It is with deep sadness that we announce the passing of our dear friend and 2022 Texas Tennis Hall of Fame member, Henry Cox, who passed away on Monday, November 14.
Henry Cox was born in Raleigh, North Carolina in 1945. Born with one arm, he did not let that slow him down. Cox was avid in many sports, including basketball, golf and tennis. He played number one on his squad in college and went on to coach.
Cox came to Texas via a circuitous route that included a staff job in the USTA’s Princeton office where he was one of the pioneers of what would become Adaptive and Wheelchair tennis and Lincoln, Nebraska where he spearheaded the building of a citywide tennis center. Though not particularly tall, he was a giant in the fight to get everybody and everyone the chance to get into the game of tennis, his favorite of the many sports at which he excelled.

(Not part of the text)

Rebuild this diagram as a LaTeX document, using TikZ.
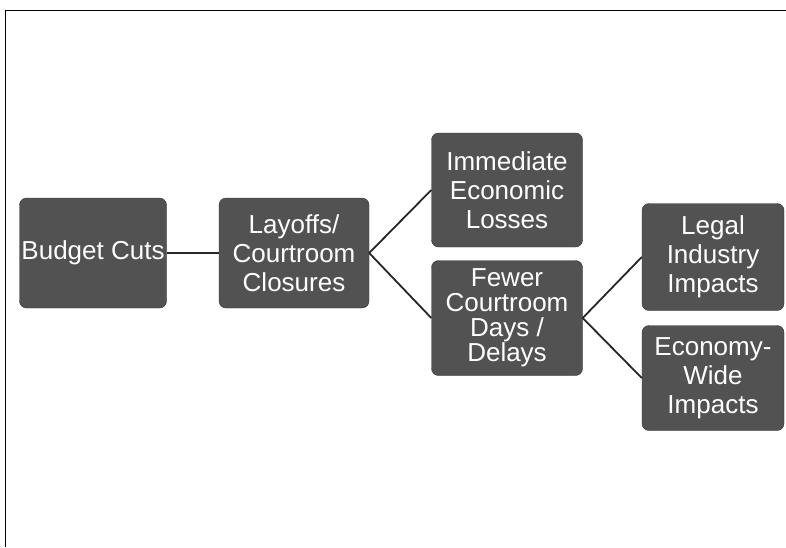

Cox landed in Texas in the 1980s with this can-do attitude and immediately set to work teaching, showing, motivating. He had some counseling expertise in his background and that helped him relate to kids and adults on whatever level was necessary to help. He used tennis as a lever to lift others up who might not ever have had the chance. Schools, clubs, tennis centers, parks, senior organizations and expos, and oh yes, the Texas Tennis Association, as USTA Texas was known then, were his stages.
He signed on to help in any possible way and on numerous committees: Junior Rec, Special Populations, Wheelchair, Adaptive, Multicultural, Sports Science, Adult Recreation – and he won awards for his service. He volunteered at local and state events -- Special Olympics, Arthur Ashe Kids Day at the US Open, and even the Dwarfs Games. He started tennis associations in communities where they didn’t previously have any. He was like the Statue of Liberty of tennis – “Give me your tired, your poor, your huddled masses yearning to . . .” He was certain they yearned to play tennis and they would be better for it.
USTA Texas often awarded Cox for his efforts and, in 2019, they presented him with the ultimate: a namesake, the Henry C. Cox Adaptive Tennis Award. Cox was inducted into the Texas Tennis Hall of Fame nine before his death. While he could not make the ceremony in Waco, his presence and impact were felt by the overwhelming number of supporters who came to celebrate him on that special evening.